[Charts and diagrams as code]

------------------------------------------------

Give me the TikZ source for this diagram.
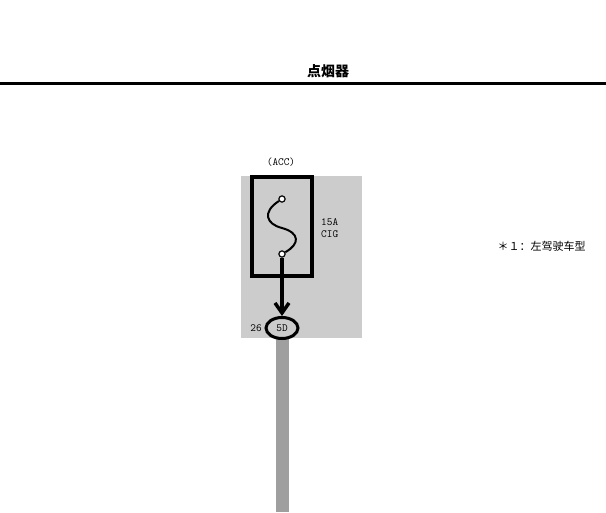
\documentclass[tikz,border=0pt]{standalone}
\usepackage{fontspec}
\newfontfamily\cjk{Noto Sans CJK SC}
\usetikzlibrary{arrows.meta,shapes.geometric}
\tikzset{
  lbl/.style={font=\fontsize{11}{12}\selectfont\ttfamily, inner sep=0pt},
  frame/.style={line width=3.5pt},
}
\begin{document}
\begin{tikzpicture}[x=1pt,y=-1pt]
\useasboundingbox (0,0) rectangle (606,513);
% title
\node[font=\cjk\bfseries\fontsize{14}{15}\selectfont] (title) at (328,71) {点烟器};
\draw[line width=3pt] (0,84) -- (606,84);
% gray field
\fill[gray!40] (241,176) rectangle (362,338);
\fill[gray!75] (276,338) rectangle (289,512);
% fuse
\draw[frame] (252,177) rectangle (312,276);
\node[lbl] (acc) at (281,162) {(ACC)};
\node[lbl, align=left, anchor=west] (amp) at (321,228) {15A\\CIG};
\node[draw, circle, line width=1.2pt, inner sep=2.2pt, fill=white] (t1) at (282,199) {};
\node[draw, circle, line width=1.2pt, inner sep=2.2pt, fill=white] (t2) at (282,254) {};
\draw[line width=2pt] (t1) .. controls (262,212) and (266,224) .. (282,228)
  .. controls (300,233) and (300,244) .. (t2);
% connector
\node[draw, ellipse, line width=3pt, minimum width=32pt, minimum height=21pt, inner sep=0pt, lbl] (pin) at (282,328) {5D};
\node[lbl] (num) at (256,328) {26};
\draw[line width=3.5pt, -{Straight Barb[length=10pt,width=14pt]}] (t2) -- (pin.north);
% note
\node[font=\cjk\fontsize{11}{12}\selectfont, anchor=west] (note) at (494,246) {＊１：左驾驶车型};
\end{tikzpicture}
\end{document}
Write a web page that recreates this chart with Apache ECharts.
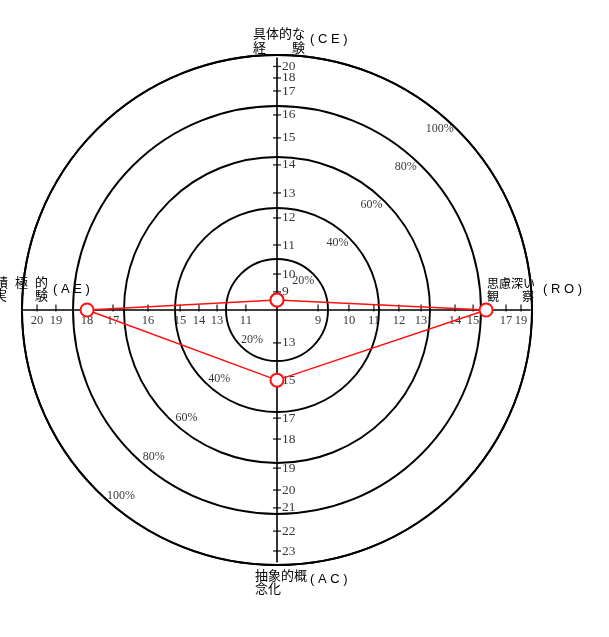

------------------------------------------------

The problem —
From the material above, copy everything exactly but the pictures.

Answer to the problem —
Give me the TikZ source for this diagram.
\documentclass[tikz,border=0pt]{standalone}
\usepackage{fontspec}
\newfontfamily\cjk{Noto Sans CJK SC}
\usetikzlibrary{arrows.meta,shapes.geometric}
\tikzset{
  lbl/.style={font=\fontsize{11}{12}\selectfont\ttfamily, inner sep=0pt},
  frame/.style={line width=3.5pt},
}
\begin{document}
\begin{tikzpicture}[x=1pt,y=-1pt]
\useasboundingbox (0,0) rectangle (606,513);
% title
\node[font=\cjk\bfseries\fontsize{14}{15}\selectfont] (title) at (328,71) {点烟器};
\draw[line width=3pt] (0,84) -- (606,84);
% gray field
\fill[gray!40] (241,176) rectangle (362,338);
\fill[gray!75] (276,338) rectangle (289,512);
% fuse
\draw[frame] (252,177) rectangle (312,276);
\node[lbl] (acc) at (281,162) {(ACC)};
\node[lbl, align=left, anchor=west] (amp) at (321,228) {15A\\CIG};
\node[draw, circle, line width=1.2pt, inner sep=2.2pt, fill=white] (t1) at (282,199) {};
\node[draw, circle, line width=1.2pt, inner sep=2.2pt, fill=white] (t2) at (282,254) {};
\draw[line width=2pt] (t1) .. controls (262,212) and (266,224) .. (282,228)
  .. controls (300,233) and (300,244) .. (t2);
% connector
\node[draw, ellipse, line width=3pt, minimum width=32pt, minimum height=21pt, inner sep=0pt, lbl] (pin) at (282,328) {5D};
\node[lbl] (num) at (256,328) {26};
\draw[line width=3.5pt, -{Straight Barb[length=10pt,width=14pt]}] (t2) -- (pin.north);
% note
\node[font=\cjk\fontsize{11}{12}\selectfont, anchor=west] (note) at (494,246) {＊１：左驾驶车型};
\end{tikzpicture}
\end{document}
Write a web page that recreates this chart with Apache ECharts.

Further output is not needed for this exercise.